The House that Chauncey Built

February 2016
Written By: 
Sara Sobota

Bronze statue brings more than pride to CCU campus

 

The 7-foot bronze statue of Chauncey, the Coastal Carolina University Chanticleer mascot, is an imposing figure outside the university’s newly built TD Sports Complex. He’s tough. He’s mighty, tenacious and just a little bit playful. Unveiled to the public last fall, he is a symbolic marker of CCU’s rising national profile, especially in the area of athletics, as the university prepares to join the Sun Belt Conference.

However, Chauncey’s underbelly reveals an equally compelling story. His creation was the result of a mutually beneficial agreement between CCU Athletics and the Visual Arts department that allowed the statue to be built in-house; simultaneously, it provided new opportunities for faculty, students and department curriculum. As CCU artists were building Chauncey, Chauncey was building the Visual Arts department.

The conception began about three years ago when CCU President David DeCenzo visualized a sculptural mascot to reign over the projected sports complex. Originally, the plan was to hire an outside agency to complete the project, but as he and Athletic Director Matt Hogue explored their options, “it finally became a no-brainer: We have this program right here under our fingertips. Why not use it?” Hogue said.  

DeCenzo and Hogue met with Visual Arts Department Chair Arne Flaten to develop a commission project, and as the concept moved along, the group contacted Logan Woodle, sculptor and CCU assistant professor of visual arts, to design and create Chauncey.

“The athletics and administration’s main priority was that we were treating the school with respect and delivering something that spoke to the school’s personality and goals,” Woodle said. In conceptualizing the noble creature, Woodle’s challenge was to portray numerous impressions simultaneously: “Logo, mascot and tradition—those developed the narrative.”

Woodle spent a long time considering how to tangibly represent CCU spirit through a bronze rooster. “We have the historical idea from The Canterbury Tales of this mischievous creature; we also have the idea that the Chanticleer was a French soldier, specifically a foot soldier, which was involved with Francis Marion—the Swamp Fox—which brought this idea of fighting and power,” Woodle said, “yet it was more of a sleek, artful approach—something nimble and fast. And I thought, that fits in with the school idea that we’re a fairly small school, but we keep sneaking into the right places at the right time and building footholds.”

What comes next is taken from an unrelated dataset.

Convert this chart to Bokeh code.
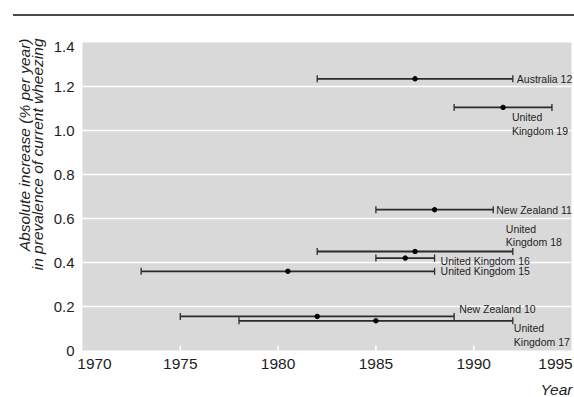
import math
from bokeh.plotting import figure
from bokeh.layouts import column
from bokeh.models import ColumnDataSource, Div, Range1d
from bokeh.embed import file_html
from bokeh.resources import INLINE
from bokeh.core.properties import value

# ---- data ----
studies = ["Australia 12", "United Kingdom 19", "New Zealand 11", "United Kingdom 18",
           "United Kingdom 16", "United Kingdom 15", "New Zealand 10", "United Kingdom 17"]
label_texts = ["Australia 12", "United\nKingdom 19", "New Zealand 11", "United\nKingdom 18",
               "United Kingdom 16", "United Kingdom 15", "New Zealand 10", "United\nKingdom 17"]
increase = [1.235, 1.105, 0.64, 0.45, 0.42, 0.36, 0.155, 0.135]
year_start = [1982, 1989, 1985, 1982, 1985, 1973, 1975, 1978]
year_mid = [1987, 1991.5, 1988, 1987, 1986.5, 1980.5, 1982, 1985]
year_end = [1992, 1994, 1991, 1992, 1988, 1988, 1989, 1992]

x_ticks = [1970, 1975, 1980, 1985, 1990, 1995]
x_tick_labels = ["1970", "1975", "1980", "1985", "1990", "1995"]
y_ticks = [0, 0.2, 0.4, 0.6, 0.8, 1.0, 1.2, 1.4]
y_tick_labels = ["0", "0.2", "0.4", "0.6", "0.8", "1.0", "1.2", "1.4"]
y_title = "Absolute increase (% per year)\nin prevalence of current wheezing"
x_title = "Year"

# ---- style (pixels) ----
label_dx = [4, -40, 3, -7, 6, 6, 5, 1]
label_dy = [0, 4, 0, -3, 3, 0, -7, 1]
label_base = ["middle", "top", "middle", "bottom", "middle", "middle", "middle", "top"]
xtick_dx = [12, 0, 0, 0, 0, -16]
ytick_dy = [0, 0, 0, 0, 0, 0, 0, 4.5]

FONT = "Liberation Sans"
INK = "#1e1e1e"
BAR = "#2b2b2b"
PANEL = "#d9d9d9"

# figure size and the panel's margins inside it
W, H = 574, 381
ML, MR, MT, MB = 82, 3, 26, 47
kx = (W - ML - MR) / (x_ticks[-1] - x_ticks[0])
ky = (H - MT - MB) / (y_ticks[-1] - y_ticks[0])

rule = Div(text="", width=561, height=2, margin=(14, 0, 0, 13),
           styles={"background-color": "#4a4a4a"})

p = figure(width=W, height=H,
           x_range=Range1d(x_ticks[0] - ML / kx, x_ticks[-1] + MR / kx),
           y_range=Range1d(y_ticks[0] - MB / ky, y_ticks[-1] + MT / ky),
           output_backend="svg", toolbar_location=None,
           min_border=0, background_fill_color="white", border_fill_color="white",
           outline_line_color=None, margin=(0, 0, 0, 0))
p.xaxis.visible = False
p.yaxis.visible = False
p.xgrid.visible = False
p.ygrid.visible = False

# grey panel spanning the axis extents
p.quad(left=[x_ticks[0]], right=[x_ticks[-1]], bottom=[y_ticks[0]], top=[y_ticks[-1]],
       fill_color=PANEL, line_color=None)
# white horizontal grid lines
inner_y = y_ticks[1:-1]
p.segment(x0=[x_ticks[0]] * len(inner_y), x1=[x_ticks[-1]] * len(inner_y),
          y0=inner_y, y1=inner_y, line_color="white", line_width=1.5)
# white inward x ticks
p.scatter(x=x_ticks[1:-1], y=[y_ticks[0]] * (len(x_ticks) - 2), marker="dash",
          angle=math.pi / 2, size=10, line_color="white", line_width=1.5)

src = ColumnDataSource(dict(y=increase, lo=year_start, mid=year_mid, hi=year_end,
                            label=label_texts, dx=label_dx, dy=label_dy, bb=label_base,
                            name=studies))

p.segment(x0="lo", y0="y", x1="hi", y1="y", source=src, line_color=BAR, line_width=1.8)
p.scatter(x="lo", y="y", source=src, marker="dash", angle=math.pi / 2, size=7,
          line_color=BAR, line_width=1.3)
p.scatter(x="hi", y="y", source=src, marker="dash", angle=math.pi / 2, size=7,
          line_color=BAR, line_width=1.3)
p.scatter(x="mid", y="y", source=src, marker="circle", size=4.5, color="black")

p.text(x="hi", y="y", text="label", source=src, x_offset="dx", y_offset="dy",
       text_align="left", text_baseline="bb", text_font=value(FONT),
       text_font_size="10.5px", text_color=INK, text_line_height=1.15)

# tick labels
xs = ColumnDataSource(dict(x=x_ticks, y=[y_ticks[0]] * len(x_ticks), t=x_tick_labels, dx=xtick_dx))
p.text(x="x", y="y", text="t", source=xs, x_offset="dx", y_offset=8,
       text_align="center", text_baseline="top", text_font=value(FONT),
       text_font_size="15.5px", text_color=INK)
ys = ColumnDataSource(dict(x=[x_ticks[0]] * len(y_ticks), y=y_ticks, t=y_tick_labels, dy=ytick_dy))
p.text(x="x", y="y", text="t", source=ys, x_offset=-8, y_offset="dy",
       text_align="right", text_baseline="middle", text_font=value(FONT),
       text_font_size="15px", text_color=INK)

# axis titles
p.text(x=[x_ticks[0]], y=[y_ticks[-1]], text=[y_title], x_offset=-67, y_offset=-4,
       angle=math.pi / 2, text_align="right", text_baseline="top", text_font=value(FONT),
       text_font_style="italic", text_font_size="15.5px", text_color=INK,
       text_line_height=0.78)
p.text(x=[x_ticks[-1]], y=[y_ticks[0]], text=[x_title], x_offset=1, y_offset=30,
       text_align="right", text_baseline="top", text_font=value(FONT),
       text_font_style="italic", text_font_size="15.5px", text_color=INK)

layout = column(rule, p, spacing=0)
open("out.html", "w").write(file_html(layout, INLINE))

Hogue agreed with the blending of attitudes fierce and playful. “We wanted to do something that we felt would be more animated,” he says. “We wanted it to have more personality, and that’s how we arrived at the standing pose with the dukes up.”

Woodle created a 17-inch maquette of the statue and produced it at a meeting between athletics and the art department in May 2014. At that point, he says, “Everybody breathed a sigh of relief, and we all knew we were headed for the same thing.”

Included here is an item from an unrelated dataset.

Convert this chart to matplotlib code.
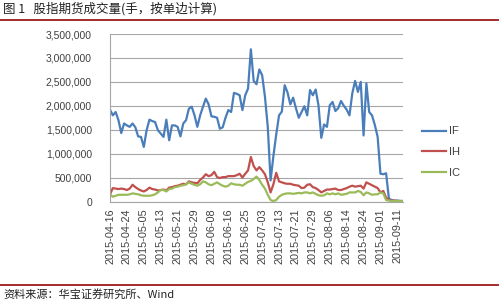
import matplotlib
matplotlib.use("Agg")
import matplotlib.pyplot as plt
from matplotlib.lines import Line2D
from matplotlib.ticker import FuncFormatter, MultipleLocator

plt.rcParams['font.family'] = ['Liberation Sans', 'Noto Sans CJK SC', 'DejaVu Sans']

# ---- data (daily volume, million lots, single side), trading days 2015-04-16 .. 2015-09-15 ----
tick_labels = ["2015-04-16", "2015-04-24", "2015-05-05", "2015-05-13", "2015-05-21",
               "2015-05-29", "2015-06-08", "2015-06-16", "2015-06-25", "2015-07-03",
               "2015-07-13", "2015-07-21", "2015-07-29", "2015-08-06", "2015-08-14",
               "2015-08-24", "2015-09-01", "2015-09-11"]

IF = [1.92, 1.80, 1.87, 1.70, 1.43, 1.63, 1.59, 1.56, 1.63, 1.55,
      1.36, 1.35, 1.14, 1.49, 1.71, 1.68, 1.66, 1.49, 1.42, 1.35,
      1.71, 1.28, 1.59, 1.59, 1.56, 1.36, 1.63, 1.70, 1.94, 1.98,
      1.80, 1.56, 1.80, 1.98, 2.15, 2.03, 1.78, 1.77, 1.75, 1.52,
      1.55, 1.75, 1.91, 1.87, 2.27, 2.25, 2.22, 1.91, 2.22, 2.36,
      3.18, 2.52, 2.45, 2.76, 2.64, 2.19, 1.56, 0.44, 0.95, 1.40,
      1.80, 1.88, 2.43, 2.28, 2.03, 2.17, 1.95, 1.75, 1.87, 1.99,
      1.80, 2.33, 2.22, 2.34, 2.01, 1.33, 1.61, 1.56, 2.01, 2.08,
      1.89, 1.95, 2.10, 2.00, 1.92, 1.80, 2.26, 2.52, 2.29, 2.50,
      1.38, 2.47, 1.87, 1.80, 1.60, 1.35, 0.58, 0.57, 0.59, 0.06,
      0.03, 0.02, 0.02, 0.01, 0.01]
IH = [0.15, 0.28, 0.27, 0.26, 0.27, 0.26, 0.24, 0.27, 0.35, 0.30,
      0.26, 0.23, 0.21, 0.24, 0.29, 0.26, 0.25, 0.23, 0.24, 0.25,
      0.23, 0.29, 0.30, 0.32, 0.33, 0.35, 0.37, 0.36, 0.42, 0.40,
      0.39, 0.38, 0.45, 0.50, 0.57, 0.53, 0.55, 0.62, 0.51, 0.49,
      0.51, 0.51, 0.53, 0.53, 0.53, 0.55, 0.58, 0.50, 0.58, 0.65,
      0.93, 0.74, 0.65, 0.72, 0.65, 0.57, 0.40, 0.19, 0.36, 0.60,
      0.42, 0.40, 0.38, 0.37, 0.37, 0.35, 0.34, 0.33, 0.28, 0.29,
      0.35, 0.36, 0.30, 0.28, 0.24, 0.19, 0.22, 0.25, 0.25, 0.26,
      0.27, 0.24, 0.24, 0.26, 0.28, 0.31, 0.33, 0.31, 0.32, 0.33,
      0.27, 0.40, 0.37, 0.34, 0.31, 0.28, 0.19, 0.22, 0.08, 0.03,
      0.02, 0.015, 0.01, 0.01, 0.01]
IC = [0.15, 0.10, 0.12, 0.14, 0.14, 0.14, 0.14, 0.15, 0.17, 0.16,
      0.15, 0.13, 0.12, 0.12, 0.12, 0.13, 0.15, 0.19, 0.24, 0.24,
      0.21, 0.26, 0.27, 0.30, 0.31, 0.33, 0.34, 0.36, 0.40, 0.37,
      0.35, 0.33, 0.36, 0.42, 0.40, 0.36, 0.34, 0.37, 0.40, 0.36,
      0.33, 0.31, 0.33, 0.38, 0.36, 0.35, 0.35, 0.33, 0.37, 0.41,
      0.43, 0.47, 0.52, 0.45, 0.35, 0.27, 0.14, 0.03, 0.01, 0.03,
      0.10, 0.14, 0.16, 0.17, 0.17, 0.16, 0.17, 0.18, 0.17, 0.19,
      0.19, 0.17, 0.19, 0.16, 0.13, 0.12, 0.13, 0.17, 0.15, 0.17,
      0.15, 0.17, 0.14, 0.15, 0.16, 0.19, 0.19, 0.19, 0.22, 0.20,
      0.13, 0.19, 0.17, 0.14, 0.15, 0.15, 0.19, 0.17, 0.03, 0.02,
      0.01, 0.01, 0.01, 0.01, 0.01]
series_names = ["IF", "IH", "IC"]
series_values = [IF, IH, IC]
colors = ["#4a7ebb", "#c0504d", "#9bbb59"]
tick_step = 6  # every 6th trading day is labelled

W, H = 499, 302
fig = plt.figure(figsize=(W / 100, H / 100), dpi=100)
fig.patch.set_facecolor("white")

ax = fig.add_axes([110 / W, 1 - 201.5 / H, 293 / W, 167.5 / H])
x = list(range(len(IF)))
handles = []
for name, vals, c in zip(series_names, series_values, colors):
    ln, = ax.plot(x, [v * 1e6 for v in vals], color=c, lw=1.6, label=name,
                  solid_joinstyle="round")
    handles.append(ln)

ax.set_xlim(0, len(IF) - 1)
ax.set_ylim(0, 3500000)
ax.yaxis.set_major_locator(MultipleLocator(500000))
ax.yaxis.set_major_formatter(FuncFormatter(lambda v, p: f"{int(v):,}"))
ax.grid(axis="y", color="#a6a6a6", lw=0.8)
ax.set_axisbelow(True)
for s in ["top", "right"]:
    ax.spines[s].set_visible(False)
for s in ["left", "bottom"]:
    ax.spines[s].set_color("#a6a6a6")
    ax.spines[s].set_linewidth(0.8)

ticks = [i * tick_step for i in range(len(tick_labels))]
ax.set_xticks(ticks)
ax.set_xticklabels(tick_labels, rotation=90, fontsize=7.8, color="#404040")
ax.tick_params(axis="x", length=0, pad=5)
ax.tick_params(axis="y", length=0, pad=13, labelsize=7.5, labelcolor="#404040")

leg = fig.legend(handles=handles, labels=series_names, loc="upper left",
                 bbox_to_anchor=(418 / W, 1 - 122 / H), frameon=False,
                 fontsize=8, handlelength=2.1, handletextpad=0.25,
                 labelspacing=0.95, borderaxespad=0)
for t in leg.get_texts():
    t.set_color("#404040")

# title and source with red rules
fig.text(3 / W, 1 - 9 / H, "图 1   股指期货成交量(手，按单边计算)",
         fontsize=9, ha="left", va="center",
         family=["Noto Sans CJK SC", "DejaVu Sans"], color="#222222")
fig.add_artist(Line2D([0, 1], [1 - 19.5 / H] * 2, color="#9e1b1b", lw=1.3,
                      transform=fig.transFigure))
fig.add_artist(Line2D([0, 1], [1 - 285 / H] * 2, color="#9e1b1b", lw=1.3,
                      transform=fig.transFigure))
fig.text(3 / W, 1 - 294 / H, "资料来源：华宝证券研究所、Wind",
         fontsize=8, ha="left", va="center",
         family=["Noto Sans CJK SC", "DejaVu Sans"], color="#222222")

fig.savefig("out.png", dpi=100, facecolor="white")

There was just one catch. The art department, with its resources all housed within one large studio room, lacked the facilities and equipment to create a statue of such size and scale. In order to produce the sculpture, it would need materials, including a forge furnace for casting, a CNC router for cutting hard metals, kilns and a covered space to contain it all.

Over the next 18 months, the university purchased and installed the equipment required to make Chauncey a reality. As the materials came in, Woodle worked with colleagues, including Assistant Professor of Visual Arts Alexandra Knox and Teaching Associate Cat Taylor, as well as a select group of students, to complete the complex processes of molding, waxing, casting and welding that would yield the bronze statue.

The finished product has received rave reviews from students, the public and the department that commissioned it. “This was not the easiest mascot to make,” Hogue said, “and to see the personified brilliance of what they’ve accomplished is really impressive. They nailed it.”

The addition of sculpture equipment not only allowed CCU faculty and students to collaborate on the Chauncey project, but it also permanently upgraded the university’s sculpture program.

 “This has been a game-changer; there’s no other way to put it,” Woodle said. “Now we’ve got something where students can see large-scale sculpture and make large-scale sculpture. They have a hands-on application, and they’re casting in their first sculpture class. I never had the occasion to cast in all of undergrad. For the program to go from zero to sixty like that in one project was so exciting.”
Chauncey will enjoy nationwide exposure in the coming months during televised baseball and football games, becoming an iconic symbol of the CCU campus, while the university’s sculpture program will continue to thrive with its Chauncey-sponsored facilities. For both branches of the university, the future is wide open.

As Woodle says, “I can’t wait to see where we go next.”